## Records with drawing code
——————————

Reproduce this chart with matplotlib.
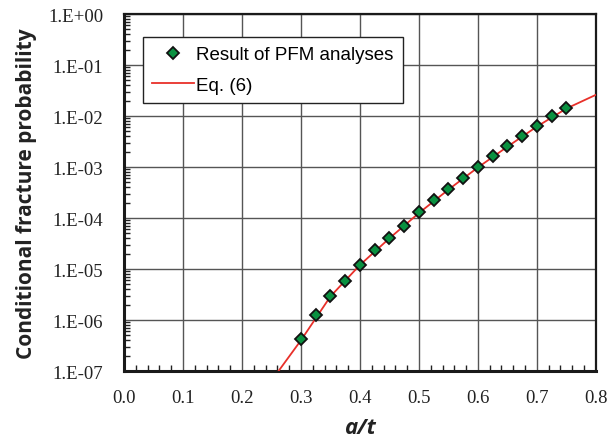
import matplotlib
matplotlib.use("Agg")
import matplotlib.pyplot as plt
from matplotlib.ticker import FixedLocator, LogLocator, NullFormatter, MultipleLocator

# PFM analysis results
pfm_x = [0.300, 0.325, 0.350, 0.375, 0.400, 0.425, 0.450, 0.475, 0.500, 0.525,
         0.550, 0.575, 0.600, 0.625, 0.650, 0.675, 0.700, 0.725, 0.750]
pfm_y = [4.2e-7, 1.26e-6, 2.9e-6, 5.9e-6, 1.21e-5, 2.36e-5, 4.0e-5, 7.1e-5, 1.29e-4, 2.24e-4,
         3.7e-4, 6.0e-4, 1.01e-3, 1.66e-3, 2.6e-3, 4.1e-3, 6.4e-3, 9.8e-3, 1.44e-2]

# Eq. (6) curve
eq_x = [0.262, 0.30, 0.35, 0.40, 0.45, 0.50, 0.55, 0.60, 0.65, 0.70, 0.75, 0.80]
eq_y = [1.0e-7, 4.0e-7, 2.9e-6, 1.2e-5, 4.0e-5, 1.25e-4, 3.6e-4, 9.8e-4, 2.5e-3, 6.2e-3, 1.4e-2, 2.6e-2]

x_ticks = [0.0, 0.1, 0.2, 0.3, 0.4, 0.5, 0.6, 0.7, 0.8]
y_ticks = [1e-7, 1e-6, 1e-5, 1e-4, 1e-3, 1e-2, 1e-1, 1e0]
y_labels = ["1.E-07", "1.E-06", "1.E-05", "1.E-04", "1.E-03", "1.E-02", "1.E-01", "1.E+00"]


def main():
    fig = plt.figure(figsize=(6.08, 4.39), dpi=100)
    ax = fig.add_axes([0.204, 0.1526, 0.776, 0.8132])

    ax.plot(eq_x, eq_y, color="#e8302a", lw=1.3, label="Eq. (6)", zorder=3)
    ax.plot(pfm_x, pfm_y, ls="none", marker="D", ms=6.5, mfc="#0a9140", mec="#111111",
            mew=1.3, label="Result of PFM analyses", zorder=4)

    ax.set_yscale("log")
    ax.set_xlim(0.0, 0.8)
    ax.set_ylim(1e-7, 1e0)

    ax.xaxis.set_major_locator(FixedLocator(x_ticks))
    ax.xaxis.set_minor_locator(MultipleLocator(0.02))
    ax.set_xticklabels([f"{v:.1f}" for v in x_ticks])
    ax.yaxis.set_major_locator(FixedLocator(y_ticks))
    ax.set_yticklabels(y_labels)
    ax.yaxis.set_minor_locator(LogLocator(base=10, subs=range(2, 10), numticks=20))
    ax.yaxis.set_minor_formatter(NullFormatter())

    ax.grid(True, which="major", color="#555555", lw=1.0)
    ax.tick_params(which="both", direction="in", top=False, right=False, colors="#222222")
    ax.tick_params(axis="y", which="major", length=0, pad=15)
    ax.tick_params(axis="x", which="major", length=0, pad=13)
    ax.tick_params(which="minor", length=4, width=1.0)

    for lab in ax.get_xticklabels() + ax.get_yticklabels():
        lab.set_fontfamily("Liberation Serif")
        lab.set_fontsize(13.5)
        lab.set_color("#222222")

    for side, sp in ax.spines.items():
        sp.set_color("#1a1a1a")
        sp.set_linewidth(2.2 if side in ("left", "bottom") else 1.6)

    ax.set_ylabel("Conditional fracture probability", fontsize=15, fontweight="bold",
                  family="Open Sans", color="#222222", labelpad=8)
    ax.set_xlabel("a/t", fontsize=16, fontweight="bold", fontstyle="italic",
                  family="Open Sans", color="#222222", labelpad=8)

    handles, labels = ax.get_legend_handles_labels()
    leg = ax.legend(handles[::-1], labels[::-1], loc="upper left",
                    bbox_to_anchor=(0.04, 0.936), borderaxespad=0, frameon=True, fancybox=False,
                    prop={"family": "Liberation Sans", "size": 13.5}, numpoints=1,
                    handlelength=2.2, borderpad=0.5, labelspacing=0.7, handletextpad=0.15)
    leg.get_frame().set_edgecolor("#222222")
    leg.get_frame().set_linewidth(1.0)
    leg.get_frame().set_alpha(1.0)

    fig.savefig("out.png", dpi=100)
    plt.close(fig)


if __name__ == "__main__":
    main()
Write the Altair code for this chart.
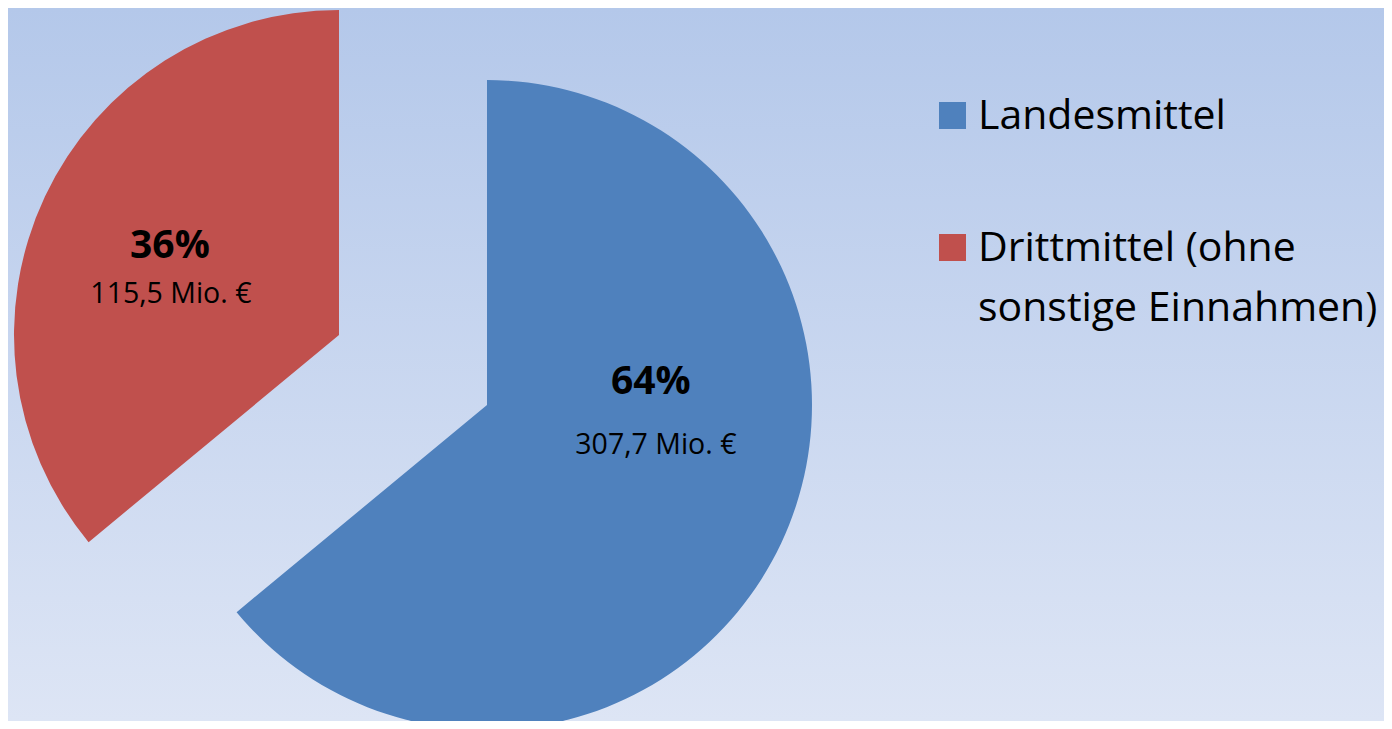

——————————

## What to work on
Word for word, give again the lines from the first entry to the line with "from matplotlib.ticker import", inclusive. Exclude the pictures.

## Answer to the problem
Reproduce this chart with matplotlib.
import matplotlib
matplotlib.use("Agg")
import matplotlib.pyplot as plt
from matplotlib.ticker import FixedLocator, LogLocator, NullFormatter, MultipleLocator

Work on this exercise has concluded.